**Material provided:**
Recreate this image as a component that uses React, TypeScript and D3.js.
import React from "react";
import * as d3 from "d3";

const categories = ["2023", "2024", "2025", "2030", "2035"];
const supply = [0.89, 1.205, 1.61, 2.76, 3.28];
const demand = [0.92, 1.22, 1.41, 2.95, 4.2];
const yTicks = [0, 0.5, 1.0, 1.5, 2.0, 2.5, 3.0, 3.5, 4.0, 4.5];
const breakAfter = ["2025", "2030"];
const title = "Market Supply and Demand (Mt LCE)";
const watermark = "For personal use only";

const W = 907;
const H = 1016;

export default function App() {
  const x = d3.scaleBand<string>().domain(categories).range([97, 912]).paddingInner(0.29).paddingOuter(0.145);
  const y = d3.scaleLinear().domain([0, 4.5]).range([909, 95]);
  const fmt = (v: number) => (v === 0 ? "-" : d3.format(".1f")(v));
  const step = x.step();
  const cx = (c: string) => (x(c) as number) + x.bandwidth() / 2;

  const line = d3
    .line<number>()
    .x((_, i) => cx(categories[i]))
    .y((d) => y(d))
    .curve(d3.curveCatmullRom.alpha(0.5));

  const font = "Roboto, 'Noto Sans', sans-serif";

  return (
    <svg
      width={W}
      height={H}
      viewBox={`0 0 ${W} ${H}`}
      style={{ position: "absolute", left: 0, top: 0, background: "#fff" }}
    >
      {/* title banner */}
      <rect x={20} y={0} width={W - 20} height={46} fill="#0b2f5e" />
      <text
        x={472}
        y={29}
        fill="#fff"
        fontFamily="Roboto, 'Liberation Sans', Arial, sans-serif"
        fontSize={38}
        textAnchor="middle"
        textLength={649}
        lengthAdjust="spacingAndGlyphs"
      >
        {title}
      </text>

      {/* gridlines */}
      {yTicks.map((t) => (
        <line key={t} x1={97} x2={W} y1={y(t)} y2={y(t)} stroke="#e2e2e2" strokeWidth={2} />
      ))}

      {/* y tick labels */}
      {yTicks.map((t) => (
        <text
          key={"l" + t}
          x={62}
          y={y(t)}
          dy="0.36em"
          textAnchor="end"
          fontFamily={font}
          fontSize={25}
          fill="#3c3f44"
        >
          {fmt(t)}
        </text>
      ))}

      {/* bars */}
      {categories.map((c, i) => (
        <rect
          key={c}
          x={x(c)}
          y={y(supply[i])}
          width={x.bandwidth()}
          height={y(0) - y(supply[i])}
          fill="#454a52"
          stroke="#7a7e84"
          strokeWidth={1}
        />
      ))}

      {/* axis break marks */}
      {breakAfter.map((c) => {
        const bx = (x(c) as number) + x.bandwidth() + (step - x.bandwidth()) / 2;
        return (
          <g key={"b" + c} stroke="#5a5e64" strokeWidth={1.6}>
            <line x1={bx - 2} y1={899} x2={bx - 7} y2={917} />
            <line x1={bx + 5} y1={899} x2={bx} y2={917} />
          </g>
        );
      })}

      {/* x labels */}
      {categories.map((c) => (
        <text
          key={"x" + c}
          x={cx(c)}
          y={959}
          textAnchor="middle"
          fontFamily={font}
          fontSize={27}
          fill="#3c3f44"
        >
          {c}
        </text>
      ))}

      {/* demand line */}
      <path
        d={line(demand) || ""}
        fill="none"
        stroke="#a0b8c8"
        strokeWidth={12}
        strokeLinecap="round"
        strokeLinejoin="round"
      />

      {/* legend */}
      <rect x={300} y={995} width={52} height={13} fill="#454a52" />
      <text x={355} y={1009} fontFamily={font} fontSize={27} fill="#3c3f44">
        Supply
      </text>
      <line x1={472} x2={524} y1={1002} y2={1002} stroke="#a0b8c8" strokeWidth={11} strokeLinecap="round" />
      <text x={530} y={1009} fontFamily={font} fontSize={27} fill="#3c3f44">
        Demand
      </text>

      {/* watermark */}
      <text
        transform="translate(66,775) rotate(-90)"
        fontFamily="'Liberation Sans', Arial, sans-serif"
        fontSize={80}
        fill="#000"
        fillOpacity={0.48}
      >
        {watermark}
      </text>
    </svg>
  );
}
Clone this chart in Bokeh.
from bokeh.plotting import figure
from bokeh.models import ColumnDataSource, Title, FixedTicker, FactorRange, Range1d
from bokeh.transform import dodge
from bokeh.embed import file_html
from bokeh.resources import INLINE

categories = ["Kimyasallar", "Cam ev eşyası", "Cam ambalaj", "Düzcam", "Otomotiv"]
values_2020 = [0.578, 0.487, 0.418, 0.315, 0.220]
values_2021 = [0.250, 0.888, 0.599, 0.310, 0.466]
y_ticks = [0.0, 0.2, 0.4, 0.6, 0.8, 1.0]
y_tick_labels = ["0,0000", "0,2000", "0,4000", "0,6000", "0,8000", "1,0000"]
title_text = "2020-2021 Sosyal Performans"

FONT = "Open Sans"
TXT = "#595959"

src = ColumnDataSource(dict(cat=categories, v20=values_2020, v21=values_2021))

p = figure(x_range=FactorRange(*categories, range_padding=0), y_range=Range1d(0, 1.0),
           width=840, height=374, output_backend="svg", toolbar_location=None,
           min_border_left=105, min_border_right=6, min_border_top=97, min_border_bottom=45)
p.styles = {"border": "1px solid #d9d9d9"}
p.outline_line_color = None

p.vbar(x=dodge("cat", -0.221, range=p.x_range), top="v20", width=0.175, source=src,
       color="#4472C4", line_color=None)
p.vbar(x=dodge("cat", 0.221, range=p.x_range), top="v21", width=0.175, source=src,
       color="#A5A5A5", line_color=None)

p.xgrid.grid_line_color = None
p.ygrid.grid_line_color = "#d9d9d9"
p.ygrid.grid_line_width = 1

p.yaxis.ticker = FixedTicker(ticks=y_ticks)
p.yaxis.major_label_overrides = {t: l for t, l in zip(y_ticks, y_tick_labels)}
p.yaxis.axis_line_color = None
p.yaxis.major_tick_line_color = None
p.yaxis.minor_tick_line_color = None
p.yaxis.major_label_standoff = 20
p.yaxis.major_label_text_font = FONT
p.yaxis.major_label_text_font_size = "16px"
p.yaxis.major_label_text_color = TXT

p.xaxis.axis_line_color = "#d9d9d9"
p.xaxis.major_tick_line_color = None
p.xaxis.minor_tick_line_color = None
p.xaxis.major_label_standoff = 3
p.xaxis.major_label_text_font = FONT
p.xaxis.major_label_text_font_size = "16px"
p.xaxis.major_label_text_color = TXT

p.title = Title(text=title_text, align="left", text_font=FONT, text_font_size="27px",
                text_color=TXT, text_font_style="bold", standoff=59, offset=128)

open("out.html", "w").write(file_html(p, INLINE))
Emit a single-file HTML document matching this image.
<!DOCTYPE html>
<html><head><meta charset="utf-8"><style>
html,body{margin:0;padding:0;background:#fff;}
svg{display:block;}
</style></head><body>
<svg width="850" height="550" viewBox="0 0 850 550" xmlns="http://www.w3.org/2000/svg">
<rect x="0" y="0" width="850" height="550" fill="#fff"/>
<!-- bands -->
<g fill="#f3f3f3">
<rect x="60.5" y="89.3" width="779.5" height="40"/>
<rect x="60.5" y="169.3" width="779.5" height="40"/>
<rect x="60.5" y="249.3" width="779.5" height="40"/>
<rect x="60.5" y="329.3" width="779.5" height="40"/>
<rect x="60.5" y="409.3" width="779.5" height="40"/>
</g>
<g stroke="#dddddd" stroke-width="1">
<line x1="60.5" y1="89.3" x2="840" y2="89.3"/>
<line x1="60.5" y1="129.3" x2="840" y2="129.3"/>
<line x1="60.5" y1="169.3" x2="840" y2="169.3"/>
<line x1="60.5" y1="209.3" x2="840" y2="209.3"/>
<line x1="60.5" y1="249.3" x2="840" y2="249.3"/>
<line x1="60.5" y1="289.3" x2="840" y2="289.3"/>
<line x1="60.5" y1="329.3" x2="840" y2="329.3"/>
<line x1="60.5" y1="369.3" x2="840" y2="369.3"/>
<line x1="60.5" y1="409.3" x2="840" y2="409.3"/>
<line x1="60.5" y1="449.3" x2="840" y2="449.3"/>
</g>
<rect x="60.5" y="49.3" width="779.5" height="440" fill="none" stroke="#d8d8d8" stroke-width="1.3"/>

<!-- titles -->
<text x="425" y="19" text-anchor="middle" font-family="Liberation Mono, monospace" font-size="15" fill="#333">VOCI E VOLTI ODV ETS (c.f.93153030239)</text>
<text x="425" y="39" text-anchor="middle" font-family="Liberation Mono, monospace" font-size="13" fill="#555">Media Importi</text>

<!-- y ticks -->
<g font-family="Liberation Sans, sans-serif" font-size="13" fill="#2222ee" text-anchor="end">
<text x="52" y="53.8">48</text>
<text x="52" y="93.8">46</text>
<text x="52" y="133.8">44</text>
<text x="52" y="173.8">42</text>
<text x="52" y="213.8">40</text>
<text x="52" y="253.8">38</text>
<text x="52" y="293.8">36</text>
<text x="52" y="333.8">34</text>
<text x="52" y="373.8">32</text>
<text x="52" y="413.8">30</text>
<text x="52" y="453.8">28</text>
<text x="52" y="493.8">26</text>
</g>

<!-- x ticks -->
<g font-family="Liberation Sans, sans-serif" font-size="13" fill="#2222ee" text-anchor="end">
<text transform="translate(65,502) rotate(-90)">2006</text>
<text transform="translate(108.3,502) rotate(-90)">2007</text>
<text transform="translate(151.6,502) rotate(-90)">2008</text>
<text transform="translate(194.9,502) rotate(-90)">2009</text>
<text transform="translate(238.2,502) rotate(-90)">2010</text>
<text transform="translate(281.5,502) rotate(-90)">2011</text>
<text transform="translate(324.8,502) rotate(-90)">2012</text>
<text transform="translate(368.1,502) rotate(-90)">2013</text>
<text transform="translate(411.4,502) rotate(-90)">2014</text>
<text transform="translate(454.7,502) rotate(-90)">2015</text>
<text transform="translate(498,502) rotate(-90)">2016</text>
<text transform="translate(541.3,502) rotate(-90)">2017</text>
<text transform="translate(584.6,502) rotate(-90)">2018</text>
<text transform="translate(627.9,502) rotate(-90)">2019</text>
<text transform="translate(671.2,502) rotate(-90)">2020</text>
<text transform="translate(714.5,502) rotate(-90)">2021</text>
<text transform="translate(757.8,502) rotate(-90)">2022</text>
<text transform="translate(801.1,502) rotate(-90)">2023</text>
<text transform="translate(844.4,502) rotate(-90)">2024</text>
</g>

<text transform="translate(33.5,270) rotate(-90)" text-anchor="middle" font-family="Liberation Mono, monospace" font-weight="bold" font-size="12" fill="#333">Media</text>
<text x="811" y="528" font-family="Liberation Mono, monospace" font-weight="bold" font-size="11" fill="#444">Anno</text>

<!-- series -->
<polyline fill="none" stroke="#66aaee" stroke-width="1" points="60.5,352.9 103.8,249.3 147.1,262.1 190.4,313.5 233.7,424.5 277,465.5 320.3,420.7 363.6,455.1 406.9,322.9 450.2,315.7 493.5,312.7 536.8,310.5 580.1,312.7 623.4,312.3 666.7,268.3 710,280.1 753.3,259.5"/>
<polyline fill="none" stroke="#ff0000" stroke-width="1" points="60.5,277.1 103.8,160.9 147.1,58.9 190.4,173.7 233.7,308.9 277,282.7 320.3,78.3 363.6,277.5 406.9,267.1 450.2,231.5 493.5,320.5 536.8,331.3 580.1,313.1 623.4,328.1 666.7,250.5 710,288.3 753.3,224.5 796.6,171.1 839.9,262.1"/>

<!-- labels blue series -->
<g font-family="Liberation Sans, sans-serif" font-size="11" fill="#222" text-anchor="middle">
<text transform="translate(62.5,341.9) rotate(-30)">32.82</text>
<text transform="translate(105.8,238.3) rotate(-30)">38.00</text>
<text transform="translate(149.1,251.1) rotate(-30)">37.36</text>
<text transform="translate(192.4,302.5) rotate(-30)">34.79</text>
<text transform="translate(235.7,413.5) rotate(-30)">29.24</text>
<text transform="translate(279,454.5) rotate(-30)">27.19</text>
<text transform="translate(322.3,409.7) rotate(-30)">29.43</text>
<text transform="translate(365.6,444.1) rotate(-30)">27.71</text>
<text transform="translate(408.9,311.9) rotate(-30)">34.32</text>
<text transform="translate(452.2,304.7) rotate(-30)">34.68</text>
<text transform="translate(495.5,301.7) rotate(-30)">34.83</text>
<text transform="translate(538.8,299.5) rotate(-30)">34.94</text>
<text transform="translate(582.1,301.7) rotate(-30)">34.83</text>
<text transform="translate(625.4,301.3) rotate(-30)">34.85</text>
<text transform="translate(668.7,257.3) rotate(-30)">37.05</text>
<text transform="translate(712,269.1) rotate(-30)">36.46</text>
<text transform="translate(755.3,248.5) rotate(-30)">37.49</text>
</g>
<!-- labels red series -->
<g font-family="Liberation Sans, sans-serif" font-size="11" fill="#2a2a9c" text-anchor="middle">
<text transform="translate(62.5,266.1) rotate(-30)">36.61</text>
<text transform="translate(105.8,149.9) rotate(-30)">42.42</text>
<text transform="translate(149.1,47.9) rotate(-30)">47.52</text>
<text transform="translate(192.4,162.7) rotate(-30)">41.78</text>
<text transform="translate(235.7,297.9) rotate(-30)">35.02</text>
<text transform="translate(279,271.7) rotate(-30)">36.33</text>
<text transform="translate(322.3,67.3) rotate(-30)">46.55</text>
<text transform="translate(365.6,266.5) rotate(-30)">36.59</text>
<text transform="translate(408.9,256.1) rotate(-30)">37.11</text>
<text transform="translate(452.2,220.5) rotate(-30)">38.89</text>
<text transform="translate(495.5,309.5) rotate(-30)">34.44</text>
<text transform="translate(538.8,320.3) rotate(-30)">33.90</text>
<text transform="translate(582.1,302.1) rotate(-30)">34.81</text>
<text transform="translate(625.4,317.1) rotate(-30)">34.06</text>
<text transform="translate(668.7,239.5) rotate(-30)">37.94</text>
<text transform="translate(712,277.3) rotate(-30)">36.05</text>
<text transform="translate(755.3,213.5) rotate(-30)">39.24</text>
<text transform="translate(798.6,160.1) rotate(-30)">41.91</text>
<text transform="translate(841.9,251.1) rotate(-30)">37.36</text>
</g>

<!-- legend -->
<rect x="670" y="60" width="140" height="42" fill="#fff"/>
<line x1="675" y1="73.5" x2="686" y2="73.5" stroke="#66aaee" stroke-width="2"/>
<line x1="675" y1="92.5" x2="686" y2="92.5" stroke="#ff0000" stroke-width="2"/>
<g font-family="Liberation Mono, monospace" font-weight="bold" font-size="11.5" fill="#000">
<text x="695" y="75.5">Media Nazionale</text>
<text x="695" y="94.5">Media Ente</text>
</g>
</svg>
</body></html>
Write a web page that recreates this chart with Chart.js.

**Written instruction:** Give back, exactly as written, each line from the one that contains "Clone this chart in Bokeh." through the one that contains "p.ygrid.grid_line_width = 1".

**Response for this exercise:**
Clone this chart in Bokeh.
from bokeh.plotting import figure
from bokeh.models import ColumnDataSource, Title, FixedTicker, FactorRange, Range1d
from bokeh.transform import dodge
from bokeh.embed import file_html
from bokeh.resources import INLINE

categories = ["Kimyasallar", "Cam ev eşyası", "Cam ambalaj", "Düzcam", "Otomotiv"]
values_2020 = [0.578, 0.487, 0.418, 0.315, 0.220]
values_2021 = [0.250, 0.888, 0.599, 0.310, 0.466]
y_ticks = [0.0, 0.2, 0.4, 0.6, 0.8, 1.0]
y_tick_labels = ["0,0000", "0,2000", "0,4000", "0,6000", "0,8000", "1,0000"]
title_text = "2020-2021 Sosyal Performans"

FONT = "Open Sans"
TXT = "#595959"

src = ColumnDataSource(dict(cat=categories, v20=values_2020, v21=values_2021))

p = figure(x_range=FactorRange(*categories, range_padding=0), y_range=Range1d(0, 1.0),
           width=840, height=374, output_backend="svg", toolbar_location=None,
           min_border_left=105, min_border_right=6, min_border_top=97, min_border_bottom=45)
p.styles = {"border": "1px solid #d9d9d9"}
p.outline_line_color = None

p.vbar(x=dodge("cat", -0.221, range=p.x_range), top="v20", width=0.175, source=src,
       color="#4472C4", line_color=None)
p.vbar(x=dodge("cat", 0.221, range=p.x_range), top="v21", width=0.175, source=src,
       color="#A5A5A5", line_color=None)

p.xgrid.grid_line_color = None
p.ygrid.grid_line_color = "#d9d9d9"
p.ygrid.grid_line_width = 1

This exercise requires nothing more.